| PROBLEM DETAILS |
Reproduce the records that follow in full, excluding any picture they contain.

| DATA LISTING |
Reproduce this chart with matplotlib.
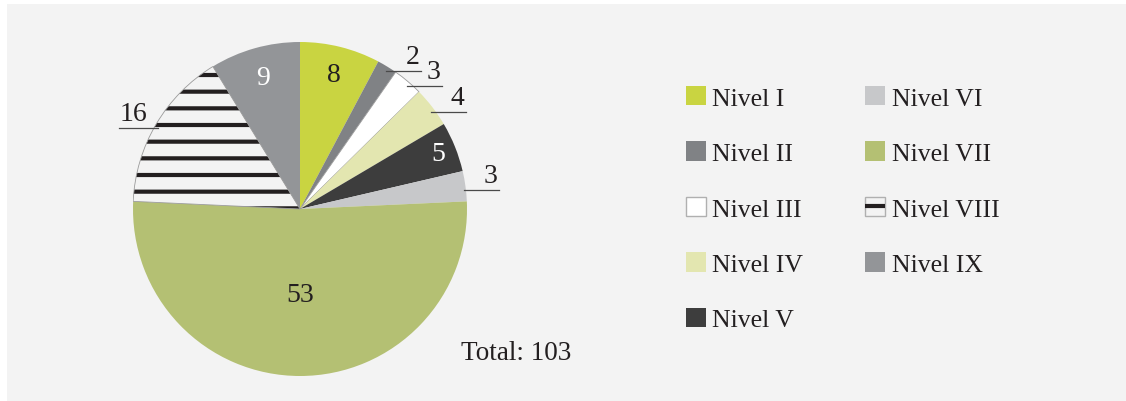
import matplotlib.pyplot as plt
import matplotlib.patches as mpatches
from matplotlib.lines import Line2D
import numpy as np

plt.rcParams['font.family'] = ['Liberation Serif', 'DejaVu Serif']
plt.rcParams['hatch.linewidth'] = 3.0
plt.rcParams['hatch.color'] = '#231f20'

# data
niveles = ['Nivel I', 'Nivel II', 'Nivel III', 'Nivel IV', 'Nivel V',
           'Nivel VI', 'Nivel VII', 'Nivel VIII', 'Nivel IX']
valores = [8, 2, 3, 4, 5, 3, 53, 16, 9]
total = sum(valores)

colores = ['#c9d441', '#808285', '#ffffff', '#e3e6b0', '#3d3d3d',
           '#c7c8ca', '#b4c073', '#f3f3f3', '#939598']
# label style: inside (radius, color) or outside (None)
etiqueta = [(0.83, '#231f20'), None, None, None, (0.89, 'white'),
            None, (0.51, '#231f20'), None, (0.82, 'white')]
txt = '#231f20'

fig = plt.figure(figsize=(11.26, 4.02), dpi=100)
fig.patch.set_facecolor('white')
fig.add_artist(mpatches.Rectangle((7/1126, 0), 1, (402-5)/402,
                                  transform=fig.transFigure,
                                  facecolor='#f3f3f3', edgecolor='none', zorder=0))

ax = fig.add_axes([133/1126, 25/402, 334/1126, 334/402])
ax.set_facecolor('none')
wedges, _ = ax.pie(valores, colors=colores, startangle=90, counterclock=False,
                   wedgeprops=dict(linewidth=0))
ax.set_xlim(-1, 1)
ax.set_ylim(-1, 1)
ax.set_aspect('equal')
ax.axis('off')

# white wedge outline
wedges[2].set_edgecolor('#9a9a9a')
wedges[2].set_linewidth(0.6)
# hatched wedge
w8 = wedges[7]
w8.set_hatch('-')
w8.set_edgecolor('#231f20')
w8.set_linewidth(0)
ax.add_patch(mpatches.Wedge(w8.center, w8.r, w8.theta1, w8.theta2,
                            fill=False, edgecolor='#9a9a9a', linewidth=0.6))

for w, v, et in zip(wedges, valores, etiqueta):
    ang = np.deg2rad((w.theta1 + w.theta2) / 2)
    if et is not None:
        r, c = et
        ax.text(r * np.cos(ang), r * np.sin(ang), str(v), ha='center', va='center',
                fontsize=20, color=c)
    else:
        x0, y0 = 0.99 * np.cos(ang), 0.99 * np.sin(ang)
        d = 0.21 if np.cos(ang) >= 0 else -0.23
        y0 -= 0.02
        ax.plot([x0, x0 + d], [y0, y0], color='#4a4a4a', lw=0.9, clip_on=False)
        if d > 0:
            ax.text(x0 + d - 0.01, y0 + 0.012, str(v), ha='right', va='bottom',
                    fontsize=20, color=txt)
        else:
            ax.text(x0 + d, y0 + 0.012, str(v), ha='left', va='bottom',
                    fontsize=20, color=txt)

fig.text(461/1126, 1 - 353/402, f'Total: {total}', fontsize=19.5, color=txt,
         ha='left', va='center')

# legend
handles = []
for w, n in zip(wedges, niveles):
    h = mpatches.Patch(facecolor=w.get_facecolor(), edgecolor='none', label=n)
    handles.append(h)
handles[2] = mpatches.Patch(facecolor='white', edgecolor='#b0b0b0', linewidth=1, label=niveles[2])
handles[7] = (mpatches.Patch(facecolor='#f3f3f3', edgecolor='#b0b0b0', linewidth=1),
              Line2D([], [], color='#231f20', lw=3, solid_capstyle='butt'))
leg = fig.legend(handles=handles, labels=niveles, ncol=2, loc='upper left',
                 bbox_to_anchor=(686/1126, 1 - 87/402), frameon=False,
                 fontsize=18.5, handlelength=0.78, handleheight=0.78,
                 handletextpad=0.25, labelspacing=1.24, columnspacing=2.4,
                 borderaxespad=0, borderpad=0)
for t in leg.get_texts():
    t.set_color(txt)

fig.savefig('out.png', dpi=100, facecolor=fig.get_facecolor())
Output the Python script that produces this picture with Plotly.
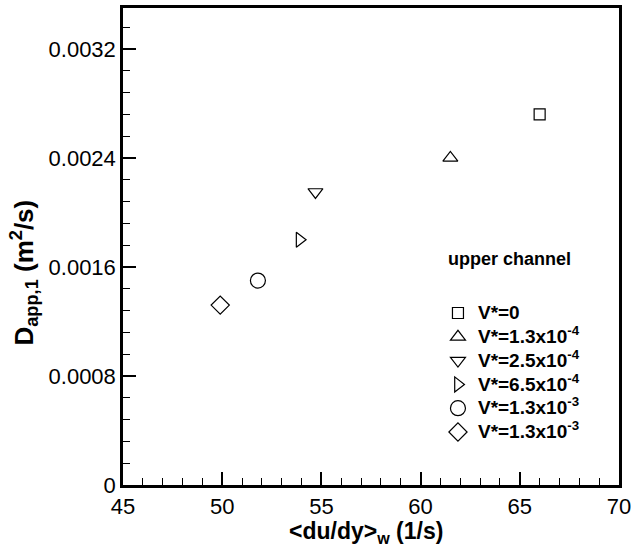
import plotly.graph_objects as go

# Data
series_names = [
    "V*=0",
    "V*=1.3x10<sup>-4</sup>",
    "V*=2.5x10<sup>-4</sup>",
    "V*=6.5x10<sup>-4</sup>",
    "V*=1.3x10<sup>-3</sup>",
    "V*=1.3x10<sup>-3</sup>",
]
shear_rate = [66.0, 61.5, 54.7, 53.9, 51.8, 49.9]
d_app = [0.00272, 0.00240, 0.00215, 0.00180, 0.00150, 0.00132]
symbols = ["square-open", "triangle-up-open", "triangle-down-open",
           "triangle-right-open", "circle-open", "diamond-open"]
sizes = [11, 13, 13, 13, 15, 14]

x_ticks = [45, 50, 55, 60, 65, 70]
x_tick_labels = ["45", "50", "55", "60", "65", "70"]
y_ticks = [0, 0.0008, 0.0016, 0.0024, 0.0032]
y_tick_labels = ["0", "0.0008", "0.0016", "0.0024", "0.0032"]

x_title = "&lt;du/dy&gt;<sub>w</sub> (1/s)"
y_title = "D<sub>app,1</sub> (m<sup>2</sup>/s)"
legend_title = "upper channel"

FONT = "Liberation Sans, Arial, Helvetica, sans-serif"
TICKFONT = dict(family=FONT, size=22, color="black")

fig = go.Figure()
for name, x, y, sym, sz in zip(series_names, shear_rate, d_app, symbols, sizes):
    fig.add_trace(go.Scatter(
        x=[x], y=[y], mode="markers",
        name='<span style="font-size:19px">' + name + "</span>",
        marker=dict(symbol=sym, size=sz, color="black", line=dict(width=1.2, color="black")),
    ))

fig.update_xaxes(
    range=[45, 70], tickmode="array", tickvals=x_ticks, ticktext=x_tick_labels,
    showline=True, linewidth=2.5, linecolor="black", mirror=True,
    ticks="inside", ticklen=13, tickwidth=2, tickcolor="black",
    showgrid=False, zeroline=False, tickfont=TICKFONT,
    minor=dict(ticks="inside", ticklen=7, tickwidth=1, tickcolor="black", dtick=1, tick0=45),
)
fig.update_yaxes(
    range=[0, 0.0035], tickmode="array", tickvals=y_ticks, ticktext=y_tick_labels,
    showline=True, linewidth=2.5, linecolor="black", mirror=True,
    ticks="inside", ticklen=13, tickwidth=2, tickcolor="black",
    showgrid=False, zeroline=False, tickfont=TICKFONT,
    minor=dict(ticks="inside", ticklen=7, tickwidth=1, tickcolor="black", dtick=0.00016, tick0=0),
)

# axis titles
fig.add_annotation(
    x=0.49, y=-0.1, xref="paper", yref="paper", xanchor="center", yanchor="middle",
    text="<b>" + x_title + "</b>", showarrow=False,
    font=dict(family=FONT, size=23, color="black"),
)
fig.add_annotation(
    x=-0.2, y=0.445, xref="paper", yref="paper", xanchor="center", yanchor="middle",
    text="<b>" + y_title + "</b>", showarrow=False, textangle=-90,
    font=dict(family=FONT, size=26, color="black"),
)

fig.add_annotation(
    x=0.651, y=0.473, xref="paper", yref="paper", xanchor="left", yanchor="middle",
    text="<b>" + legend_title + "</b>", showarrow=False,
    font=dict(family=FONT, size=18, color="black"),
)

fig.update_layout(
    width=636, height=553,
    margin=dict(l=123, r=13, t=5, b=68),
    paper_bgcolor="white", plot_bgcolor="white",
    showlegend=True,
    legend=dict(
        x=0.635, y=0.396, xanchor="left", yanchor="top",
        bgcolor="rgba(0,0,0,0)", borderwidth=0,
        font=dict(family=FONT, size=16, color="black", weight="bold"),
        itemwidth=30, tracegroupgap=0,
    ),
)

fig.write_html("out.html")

| TASK RESULT |
Reproduce this chart with matplotlib.
import matplotlib.pyplot as plt
import matplotlib.patches as mpatches
from matplotlib.lines import Line2D
import numpy as np

plt.rcParams['font.family'] = ['Liberation Serif', 'DejaVu Serif']
plt.rcParams['hatch.linewidth'] = 3.0
plt.rcParams['hatch.color'] = '#231f20'

# data
niveles = ['Nivel I', 'Nivel II', 'Nivel III', 'Nivel IV', 'Nivel V',
           'Nivel VI', 'Nivel VII', 'Nivel VIII', 'Nivel IX']
valores = [8, 2, 3, 4, 5, 3, 53, 16, 9]
total = sum(valores)

colores = ['#c9d441', '#808285', '#ffffff', '#e3e6b0', '#3d3d3d',
           '#c7c8ca', '#b4c073', '#f3f3f3', '#939598']
# label style: inside (radius, color) or outside (None)
etiqueta = [(0.83, '#231f20'), None, None, None, (0.89, 'white'),
            None, (0.51, '#231f20'), None, (0.82, 'white')]
txt = '#231f20'

fig = plt.figure(figsize=(11.26, 4.02), dpi=100)
fig.patch.set_facecolor('white')
fig.add_artist(mpatches.Rectangle((7/1126, 0), 1, (402-5)/402,
                                  transform=fig.transFigure,
                                  facecolor='#f3f3f3', edgecolor='none', zorder=0))

ax = fig.add_axes([133/1126, 25/402, 334/1126, 334/402])
ax.set_facecolor('none')
wedges, _ = ax.pie(valores, colors=colores, startangle=90, counterclock=False,
                   wedgeprops=dict(linewidth=0))
ax.set_xlim(-1, 1)
ax.set_ylim(-1, 1)
ax.set_aspect('equal')
ax.axis('off')

# white wedge outline
wedges[2].set_edgecolor('#9a9a9a')
wedges[2].set_linewidth(0.6)
# hatched wedge
w8 = wedges[7]
w8.set_hatch('-')
w8.set_edgecolor('#231f20')
w8.set_linewidth(0)
ax.add_patch(mpatches.Wedge(w8.center, w8.r, w8.theta1, w8.theta2,
                            fill=False, edgecolor='#9a9a9a', linewidth=0.6))

for w, v, et in zip(wedges, valores, etiqueta):
    ang = np.deg2rad((w.theta1 + w.theta2) / 2)
    if et is not None:
        r, c = et
        ax.text(r * np.cos(ang), r * np.sin(ang), str(v), ha='center', va='center',
                fontsize=20, color=c)
    else:
        x0, y0 = 0.99 * np.cos(ang), 0.99 * np.sin(ang)
        d = 0.21 if np.cos(ang) >= 0 else -0.23
        y0 -= 0.02
        ax.plot([x0, x0 + d], [y0, y0], color='#4a4a4a', lw=0.9, clip_on=False)
        if d > 0:
            ax.text(x0 + d - 0.01, y0 + 0.012, str(v), ha='right', va='bottom',
                    fontsize=20, color=txt)
        else:
            ax.text(x0 + d, y0 + 0.012, str(v), ha='left', va='bottom',
                    fontsize=20, color=txt)

fig.text(461/1126, 1 - 353/402, f'Total: {total}', fontsize=19.5, color=txt,
         ha='left', va='center')

# legend
handles = []
for w, n in zip(wedges, niveles):
    h = mpatches.Patch(facecolor=w.get_facecolor(), edgecolor='none', label=n)
    handles.append(h)
handles[2] = mpatches.Patch(facecolor='white', edgecolor='#b0b0b0', linewidth=1, label=niveles[2])
handles[7] = (mpatches.Patch(facecolor='#f3f3f3', edgecolor='#b0b0b0', linewidth=1),
              Line2D([], [], color='#231f20', lw=3, solid_capstyle='butt'))
leg = fig.legend(handles=handles, labels=niveles, ncol=2, loc='upper left',
                 bbox_to_anchor=(686/1126, 1 - 87/402), frameon=False,
                 fontsize=18.5, handlelength=0.78, handleheight=0.78,
                 handletextpad=0.25, labelspacing=1.24, columnspacing=2.4,
                 borderaxespad=0, borderpad=0)
for t in leg.get_texts():
    t.set_color(txt)

fig.savefig('out.png', dpi=100, facecolor=fig.get_facecolor())
Output the Python script that produces this picture with Plotly.
import plotly.graph_objects as go

# Data
series_names = [
    "V*=0",
    "V*=1.3x10<sup>-4</sup>",
    "V*=2.5x10<sup>-4</sup>",
    "V*=6.5x10<sup>-4</sup>",
    "V*=1.3x10<sup>-3</sup>",
    "V*=1.3x10<sup>-3</sup>",
]
shear_rate = [66.0, 61.5, 54.7, 53.9, 51.8, 49.9]
d_app = [0.00272, 0.00240, 0.00215, 0.00180, 0.00150, 0.00132]
symbols = ["square-open", "triangle-up-open", "triangle-down-open",
           "triangle-right-open", "circle-open", "diamond-open"]
sizes = [11, 13, 13, 13, 15, 14]

x_ticks = [45, 50, 55, 60, 65, 70]
x_tick_labels = ["45", "50", "55", "60", "65", "70"]
y_ticks = [0, 0.0008, 0.0016, 0.0024, 0.0032]
y_tick_labels = ["0", "0.0008", "0.0016", "0.0024", "0.0032"]

x_title = "&lt;du/dy&gt;<sub>w</sub> (1/s)"
y_title = "D<sub>app,1</sub> (m<sup>2</sup>/s)"
legend_title = "upper channel"

FONT = "Liberation Sans, Arial, Helvetica, sans-serif"
TICKFONT = dict(family=FONT, size=22, color="black")

fig = go.Figure()
for name, x, y, sym, sz in zip(series_names, shear_rate, d_app, symbols, sizes):
    fig.add_trace(go.Scatter(
        x=[x], y=[y], mode="markers",
        name='<span style="font-size:19px">' + name + "</span>",
        marker=dict(symbol=sym, size=sz, color="black", line=dict(width=1.2, color="black")),
    ))

fig.update_xaxes(
    range=[45, 70], tickmode="array", tickvals=x_ticks, ticktext=x_tick_labels,
    showline=True, linewidth=2.5, linecolor="black", mirror=True,
    ticks="inside", ticklen=13, tickwidth=2, tickcolor="black",
    showgrid=False, zeroline=False, tickfont=TICKFONT,
    minor=dict(ticks="inside", ticklen=7, tickwidth=1, tickcolor="black", dtick=1, tick0=45),
)
fig.update_yaxes(
    range=[0, 0.0035], tickmode="array", tickvals=y_ticks, ticktext=y_tick_labels,
    showline=True, linewidth=2.5, linecolor="black", mirror=True,
    ticks="inside", ticklen=13, tickwidth=2, tickcolor="black",
    showgrid=False, zeroline=False, tickfont=TICKFONT,
    minor=dict(ticks="inside", ticklen=7, tickwidth=1, tickcolor="black", dtick=0.00016, tick0=0),
)

# axis titles
fig.add_annotation(
    x=0.49, y=-0.1, xref="paper", yref="paper", xanchor="center", yanchor="middle",
    text="<b>" + x_title + "</b>", showarrow=False,
    font=dict(family=FONT, size=23, color="black"),
)
fig.add_annotation(
    x=-0.2, y=0.445, xref="paper", yref="paper", xanchor="center", yanchor="middle",
    text="<b>" + y_title + "</b>", showarrow=False, textangle=-90,
    font=dict(family=FONT, size=26, color="black"),
)

fig.add_annotation(
    x=0.651, y=0.473, xref="paper", yref="paper", xanchor="left", yanchor="middle",
    text="<b>" + legend_title + "</b>", showarrow=False,
    font=dict(family=FONT, size=18, color="black"),
)

fig.update_layout(
    width=636, height=553,
    margin=dict(l=123, r=13, t=5, b=68),
    paper_bgcolor="white", plot_bgcolor="white",
    showlegend=True,
    legend=dict(
        x=0.635, y=0.396, xanchor="left", yanchor="top",
        bgcolor="rgba(0,0,0,0)", borderwidth=0,
        font=dict(family=FONT, size=16, color="black", weight="bold"),
        itemwidth=30, tracegroupgap=0,
    ),
)

fig.write_html("out.html")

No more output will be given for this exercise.